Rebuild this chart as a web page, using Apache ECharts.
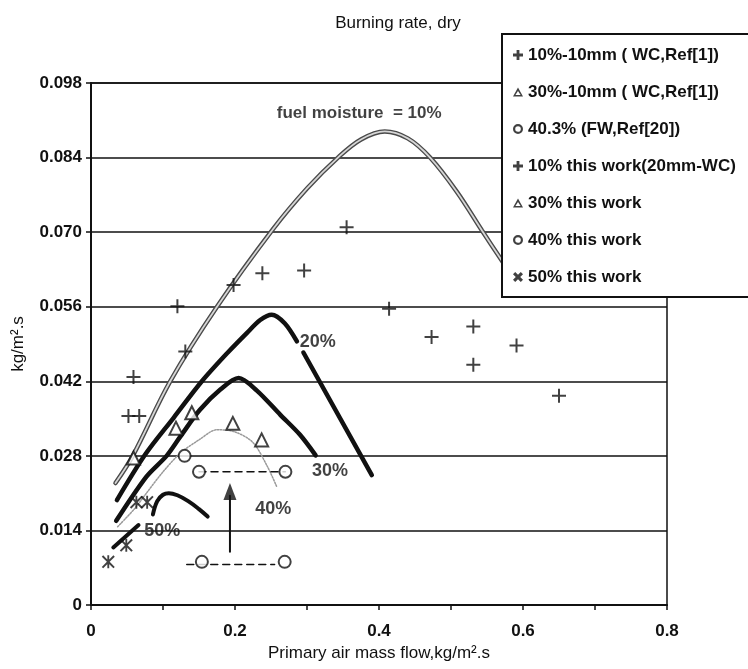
<!DOCTYPE html>
<html>
<head>
<meta charset="utf-8">
<script src="https://cdn.jsdelivr.net/npm/echarts/dist/echarts.min.js"></script>
<style>
  html, body { margin: 0; padding: 0; background: #fff; }
  #chart { width: 748px; height: 669px; }
</style>
</head>
<body>
<div id="chart"></div>
<script>
// Axis ticks
const xTicks = [0, 0.2, 0.4, 0.6, 0.8];
const yTicks = [0, 0.014, 0.028, 0.042, 0.056, 0.070, 0.084, 0.098];

// Measured points: [primary air mass flow, burning rate]
const plus10Ref1 = [[0.414, 0.0556], [0.473, 0.0503], [0.531, 0.0523], [0.531, 0.0451], [0.591, 0.0487], [0.650, 0.0393]];
const tri30Ref1 = [[0.197, 0.0341], [0.237, 0.0310]];
const circ403Ref20 = [[0.130, 0.0280]];
const plus10Work = [[0.052, 0.0355], [0.067, 0.0355], [0.059, 0.0428], [0.131, 0.0476], [0.120, 0.0561], [0.198, 0.0601], [0.238, 0.0623], [0.296, 0.0628], [0.355, 0.0709]];
const tri30Work = [[0.059, 0.0276], [0.118, 0.0332], [0.140, 0.0361]];
const circ40Work = [[0.150, 0.0250], [0.270, 0.0250], [0.154, 0.0081], [0.269, 0.0081]];
const star50Work = [[0.024, 0.0081], [0.049, 0.0112], [0.063, 0.0193], [0.078, 0.0193]];

// Fitted curves for each fuel moisture
const curve10 = [[0.034, 0.0229], [0.058, 0.028], [0.110, 0.042], [0.175, 0.056], [0.253, 0.0706], [0.300, 0.0782], [0.343, 0.0840], [0.375, 0.0874], [0.408, 0.0889], [0.440, 0.0876], [0.471, 0.0840], [0.508, 0.0776], [0.543, 0.0703], [0.568, 0.0652], [0.585, 0.0617]];
const curve20a = [[0.036, 0.0197], [0.075, 0.0282], [0.115, 0.0352], [0.154, 0.042], [0.190, 0.0474], [0.216, 0.0510], [0.235, 0.0535], [0.251, 0.0545], [0.269, 0.0529], [0.286, 0.0495]];
const curve20b = [[0.295, 0.0474], [0.390, 0.0244]];
const curve30 = [[0.035, 0.0158], [0.077, 0.0241], [0.105, 0.028], [0.124, 0.0316], [0.151, 0.0366], [0.180, 0.0405], [0.205, 0.0426], [0.230, 0.0403], [0.263, 0.0357], [0.290, 0.032], [0.312, 0.0281]];
const curve40 = [[0.037, 0.0147], [0.060, 0.018], [0.077, 0.021], [0.100, 0.025], [0.124, 0.0285], [0.150, 0.031], [0.175, 0.0329], [0.200, 0.0325], [0.225, 0.0305], [0.245, 0.026], [0.258, 0.0222]];
const curve50 = [[0.086, 0.0170], [0.092, 0.0195], [0.100, 0.0207], [0.108, 0.0210], [0.120, 0.0206], [0.135, 0.0195], [0.150, 0.0180], [0.162, 0.0166]];
const line50 = [[0.031, 0.0108], [0.066, 0.0150]];
const dash40a = [[0.150, 0.0250], [0.270, 0.0250]];
const dash40b = [[0.133, 0.0076], [0.255, 0.0076]];
const arrowShaft = [[0.193, 0.0100], [0.193, 0.0205]];
const arrowHead = [[0.193, 0.0213]];

// Curve labels
const notes = [
  { name: 'fuel moisture  = 10%', value: [0.258, 0.0924], size: 17 },
  { name: '20%', value: [0.290, 0.0494], size: 18 },
  { name: '30%', value: [0.307, 0.0252], size: 18 },
  { name: '40%', value: [0.228, 0.0180], size: 18 },
  { name: '50%', value: [0.074, 0.0139], size: 18 }
];

const FONT = '"Liberation Sans", Arial, Helvetica, sans-serif';
const INK = '#111';

const PLUS = 'path://M6,0H8V6H14V8H8V14H6V8H0V6H6Z';
const STAR = 'path://M0,1.5L1.5,0L7,5.5L12.5,0L14,1.5L8.5,7L14,12.5L12.5,14L7,8.5L1.5,14L0,12.5L5.5,7ZM6,0H8V14H6Z';
// heavier glyphs for the small legend icons
const PLUS_ICON = 'path://M3.6,0H6.4V3.6H10V6.4H6.4V10H3.6V6.4H0V3.6H3.6Z';
const X_ICON = 'path://M0,2.2L2.2,0L5,2.8L7.8,0L10,2.2L7.2,5L10,7.8L7.8,10L5,7.2L2.2,10L0,7.8L2.8,5Z';
const TRI_ICON = 'path://M5,0L10,9H0ZM5,3.6L2.4,7.4H7.6Z';
const CIRC_ICON = 'path://M5,0A5,5 0 1,1 4.99,0ZM5,2.2A2.8,2.8 0 1,0 5.01,2.2Z';

function pointSeries(name, data, symbol, size) {
  return {
    name, type: 'scatter', data, symbol, symbolSize: size,
    itemStyle: { color: INK }, z: 5, silent: true
  };
}
function curveSeries(data, color, width, type, smooth) {
  return {
    type: 'line', data, showSymbol: false, symbol: 'none', smooth: smooth,
    lineStyle: { color, width, type: type || 'solid', cap: 'round' }, z: 3, silent: true
  };
}

const chart = echarts.init(document.getElementById('chart'));

const legendNames = [
  '10%-10mm ( WC,Ref[1])',
  '30%-10mm ( WC,Ref[1])',
  '40.3% (FW,Ref[20])',
  '10% this work(20mm-WC)',
  '30% this work',
  '40% this work',
  '50% this work'
];
const legendIcons = [PLUS_ICON, TRI_ICON, CIRC_ICON, PLUS_ICON, TRI_ICON, CIRC_ICON, X_ICON];

chart.setOption({
  animation: false,
  backgroundColor: '#fff',
  title: {
    text: 'Burning rate, dry',
    left: 393, top: 10, textAlign: 'center',
    textStyle: { fontFamily: FONT, fontSize: 17, fontWeight: 'normal', color: INK }
  },
  grid: {
    left: 91, right: 81, top: 83, bottom: 64,
    show: true, borderColor: INK, borderWidth: 1.5, backgroundColor: 'transparent'
  },
  legend: {
    orient: 'vertical', left: 502, top: 34,
    padding: [11, 40, 10, 11],
    itemGap: 17, itemWidth: 10, itemHeight: 10,
    backgroundColor: '#fff', borderColor: INK, borderWidth: 2,
    textStyle: { fontFamily: FONT, fontSize: 17, fontWeight: 'bold', color: INK, lineHeight: 20 },
    data: legendNames.map((n, i) => ({ name: n, icon: legendIcons[i], itemStyle: { color: INK, borderWidth: 0 } }))
  },
  xAxis: {
    type: 'value', min: xTicks[0], max: xTicks[xTicks.length - 1], interval: 0.2,
    name: 'Primary air mass flow,kg/m².s', nameLocation: 'middle', nameGap: 35,
    nameTextStyle: { fontFamily: FONT, fontSize: 17, color: INK },
    axisLine: { lineStyle: { color: INK, width: 2 } },
    axisTick: { show: true, length: 5, lineStyle: { color: INK, width: 1.5 } },
    minorTick: { show: true, splitNumber: 2, length: 5, lineStyle: { color: INK, width: 1.5 } },
    splitLine: { show: false },
    axisLabel: {
      margin: 18, fontFamily: FONT, fontSize: 17, fontWeight: 'bold', color: INK,
      formatter: v => { const t = xTicks.find(k => Math.abs(k - v) < 1e-9); return t === 0 ? '0' : String(t); }
    }
  },
  yAxis: {
    type: 'value', min: yTicks[0], max: yTicks[yTicks.length - 1], interval: 0.014,
    name: 'kg/m².s', nameLocation: 'middle', nameGap: 64,
    nameTextStyle: { fontFamily: FONT, fontSize: 17, color: INK },
    axisLine: { show: true, lineStyle: { color: INK, width: 2 } },
    axisTick: { show: true, length: 5, lineStyle: { color: INK, width: 1.5 } },
    splitLine: { show: true, lineStyle: { color: INK, width: 1.5 } },
    axisLabel: {
      margin: 9, fontFamily: FONT, fontSize: 17, fontWeight: 'bold', color: INK,
      formatter: v => { const t = yTicks.find(k => Math.abs(k - v) < 1e-9); return t === 0 ? '0' : t.toFixed(3); }
    }
  },
  series: [
    // 10 % moisture curve drawn as a hollow double line
    curveSeries(curve10, '#4a4a4a', 4.5, 'solid', 0.35),
    curveSeries(curve10, '#d6d6d6', 1.8, 'solid', 0.35),
    curveSeries(curve20a, INK, 4.5, 'solid', 0.3),
    curveSeries(curve20b, INK, 4.5, 'solid', false),
    curveSeries(curve30, INK, 4.5, 'solid', 0.3),
    curveSeries(curve40, '#9a9a9a', 1.5, 'dotted', 0.3),
    curveSeries(curve50, INK, 4, 'solid', 0.4),
    curveSeries(line50, INK, 4, 'solid', false),
    curveSeries(dash40a, INK, 1.5, [7, 5], false),
    curveSeries(dash40b, INK, 1.5, [7, 5], false),
    curveSeries(arrowShaft, INK, 2, 'solid', false),
    {
      type: 'scatter', data: arrowHead, symbol: 'triangle', symbolSize: [13, 17],
      itemStyle: { color: INK }, z: 4, silent: true
    },
    pointSeries(legendNames[0], plus10Ref1, PLUS, 14),
    pointSeries(legendNames[1], tri30Ref1, 'emptyTriangle', 13),
    pointSeries(legendNames[2], circ403Ref20, 'emptyCircle', 12),
    pointSeries(legendNames[3], plus10Work, PLUS, 14),
    pointSeries(legendNames[4], tri30Work, 'emptyTriangle', 13),
    pointSeries(legendNames[5], circ40Work, 'emptyCircle', 12),
    pointSeries(legendNames[6], star50Work, STAR, 13),
    {
      type: 'scatter', symbolSize: 0, silent: true, z: 6,
      data: notes.map(n => ({
        name: n.name, value: n.value,
        label: { fontSize: n.size }
      })),
      label: {
        show: true, position: 'right', distance: 0, formatter: '{b}',
        fontFamily: FONT, fontWeight: 'bold', color: INK
      }
    }
  ]
});
</script>
</body>
</html>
============================================================
* Exercise goal:
Go from the first line of the listing to the line holding "0.070, 0.084, 0.098];" and, please, transcribe those lines exactly, both included, with no pictures.

* Completed exercise:
Rebuild this chart as a web page, using Apache ECharts.
<!DOCTYPE html>
<html>
<head>
<meta charset="utf-8">
<script src="https://cdn.jsdelivr.net/npm/echarts/dist/echarts.min.js"></script>
<style>
  html, body { margin: 0; padding: 0; background: #fff; }
  #chart { width: 748px; height: 669px; }
</style>
</head>
<body>
<div id="chart"></div>
<script>
// Axis ticks
const xTicks = [0, 0.2, 0.4, 0.6, 0.8];
const yTicks = [0, 0.014, 0.028, 0.042, 0.056, 0.070, 0.084, 0.098];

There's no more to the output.